Unfortunately, officials in the Israeli and US governments are still attempting to rally support for (or at the least tacit acceptance of) a possible military strike against Iran by either Israel or American forces. Just look at the language employed by US ambassador to the UN, Zalmay Khalilzad, in his recent interview with Le Figaro which plays up the threat posed by Iran:

“From a certain point of view, time is not working in our favor — the Iranians are now planning to develop a new, more efficient generation of centrifuges and if they master that technology to produce fissile material they will have access to better enriched uranium,” he said in comments written in French. […]

“Given that Iran had a nuclear weapons program in violation of its obligations under the Non-Proliferation Treaty, given the regime’s policy, its rhetoric, its association with certain groups … it would be too risky to let it acquire the capacity to obtain nuclear weapons,” he added.

That’s not the approach of someone who wants to reassure other countries that the United States has taken military force off the table in its dealings with Iran. Quite the contrary. Bush and Cheney are still dedicated to a confrontational approach in their dealings with the Iranian regime, in which the threat of military force remains their principal means of diplomacy . Rest assured, if given the opportunity, Bush will pull the trigger on a strike against Iran, or allow Israel to do so. And he won’t give a damn what effect that might have on our military, on the shipment of oil from the Gulf or the increased threat of terrorist attacks in the United States. Indeed, I can see him authorizing a strike after November if McCain doesn’t win, because I doubt he trusts either Clinton or Obama to have the “guts” to do the deed.

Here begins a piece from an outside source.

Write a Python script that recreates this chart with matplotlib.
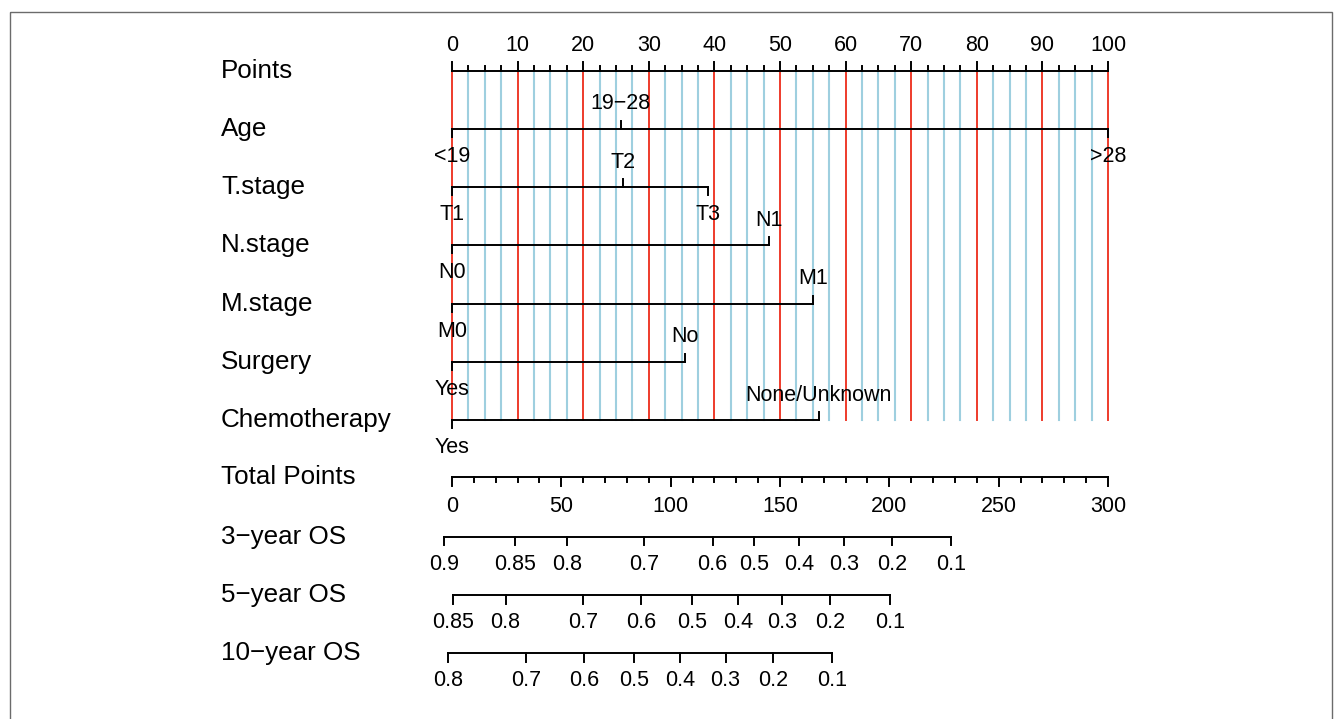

Indeed, if matters continue on their present course with Iran’s leadership confirming their support of the hardliners, led by President Ahmadinejad, who have openly pushed Iran’s nuclear program forward in the face of international opposition, and with an increasingly desperate Bush administration fearful that their one chance to take down Iran will pass them by unless they act before turning over the reins of power to a new administration next January, I foresee a very bad ending. It isn’t a certainty at this point, but with each day that passes the risk that Bush will take the plunge into another preventive war increases, and will continue to increase. And there is little that the other major powers or our Congress can do to stop him. After all, there is nothing more dangerous than a man with nothing to lose.